No, they don’t lose their driving skills, or their driving co-ordination, or their peripheral vision, but they do lose something that they once had. Something that is needed in many areas throughout one’s lifetime, that need is confidence. Without a reasonable amount of confidence it becomes difficult to operate even a car in today’s traffic, much less a large vehicle or tow combination.
The loss of confidence, in many things, seems to come with aging. Additional pressures are present when a driver errs or an accident occurs. If observers see an old grey hair back into a post while backing his rig in a campground, it is assumed it was due to the driver’s age. But, just as many younger people in their 20, 30 or 40’s do the same thing. Oh well, accidents happen, the post was in a blind spot, etc, every excuse in the book for younger folk but not for the aged.

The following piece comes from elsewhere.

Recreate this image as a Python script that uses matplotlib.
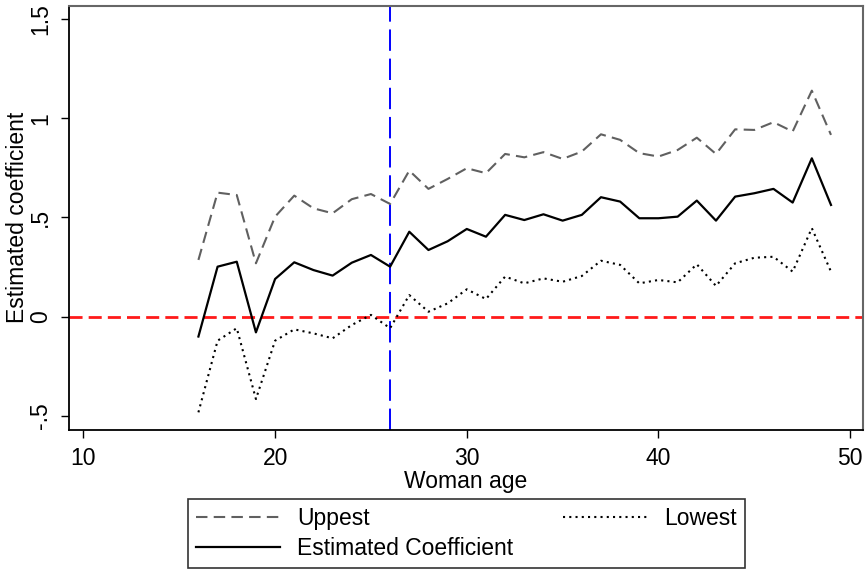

So, for many of us, keeping our confidence in operating an RV may be pretty important in the future. While regaining lost confidence may be difficult to near impossible, maintaining it may not be. To accomplish this, it may be best to look at some of the steps of this progression.
As a person gets in their retirement years they tend to avoid heavily trafficked roadways and areas. Their annual driving distances are generally substantially reduced. Night driving in many cases becomes almost non-existent. A minor accident or improper lane change event is accepted and blamed on their age. They seem far more nervous than when they were younger, partially due to a more realistic realization of the consequences of their actions.
The first obvious thing to do is to practice or use your RV more frequently. Include driving in those heavier traffic areas, even if it is only in your car. Providing your eyesight is normal and without any issues that would adversely affect it, do a little night driving from time to time. You did it when you were younger, nothing much has changed since. If you make an error driving, learn from it, it probably didn’t ruin your day when you were in your 20’s, so don’t let it now. Realize, if you have an accident or scrape your vehicle, it is not because you are old, it’s because you made an error. Get over it and don’t repeat it again. Realizing the consequences of your actions while driving is probably good, but those consequences have not changed much over all those years, only your perception of them. There are risks associated with many things in life, you learned to deal with them before, just keep doing that.
Well, hopefully you will be RV’ing until you are in your 90’s. I have a friend that is in his 80’s, owns two motor homes, a Prevost and a restored GMAC. He uses both frequently and travels each year to Florida. He is, in my opinion, as good a driver as the average 40 year old, so it’s really not about how old you are. And yes, he is both a competent and a confident driver.
Now, there is one other thing you need to do. Continue driving if you feel you are capable of doing so safely. Keep an open mind with your spouse, significant other, or close friends should they feel the need to discuss your driving. If you or they feel you should hang up your keys temporarily or permanently, you should. There are many forms of denial that can be best observed by loved ones or your close friends. It does not necessarily mean your RV days are over. Many people have their wife, son or other family members drive the rig to a selected destination each year. They learn too, to love that lifestyle also.
Confidentially Yours - Lug_Nut - Peter Mercer
NOTE: The assumptions and suggestions herein are based solely on my experiences and observations and are presented as food for thought. Driving in busy areas or at night may not be wise for some individuals. Driving is a privilege, not a right. Please exercise this privilege only if you are capable to do so safely.